Otto Stangl Explained

Otto Stangl (Dachau, October 9, 1915 - Munich, July 20, 1990) was a German gallery owner, art dealer and art collector. With his wife Etta Stangl they founded in 1947 in Munich the Moderne Galerie Etta und Otto Stangl, an important gallery of the avant-garde after the Second World War in Germany. Their influence on the transmission of contemporary art played an important role in the rehabilitation of the so-called degenerate art of the Third Reich (mainly Blauer Reiter, expressionism, classical modern art).[1] Etta and Otto Stangl were also involved in establishing the Franz Marc Museum in Kochel am See,[1] which opened in 1986.

Gallerist

Otto Stangl was one of the German Gallery owners who recovered the great painters of classical modernism for an entire generation of young artists that had been deprived of these works under the National Socialists.[2] In 1948 when Hilla von Rebay organized “Zeitgenössische Kunst und Kunstpflege in USA” (“Contemporary Art and Art Care in USA”), Otto Stangl introduced to her the first non-objective German artists.
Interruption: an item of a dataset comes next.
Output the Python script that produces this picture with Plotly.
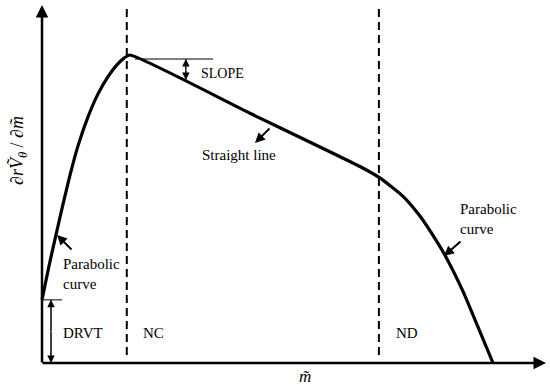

These artists, supported by Rebey and the Guggenheim Foundation, formed the important South German group Zen 49, that first appeared in June 1949 in the Munich Amerikahaus.[3]

Notes and References

  1. Book: Sandford, John. Encyclopedia of Contemporary German Culture. 1999. Routledge. London & New York. 9781136816109. 2019-01-29. Google Books (Ditital Printing, 2007).
  2. Book: Between the Avant-garde and the Everyday: Subversive Politics in Europe from 1957 to the Present. Timothy. Brown. Lorena. Anton. 1 July 2011. Berghahn Books. 9780857450791. 30 January 2019. Google Books.
  3. Book: Goldstein, Cora Sol. Capturing the German Eye: American Visual Propaganda in Occupied Germany. 1 August 2009. University of Chicago Press. 9780226301716. 30 January 2019. Google Books.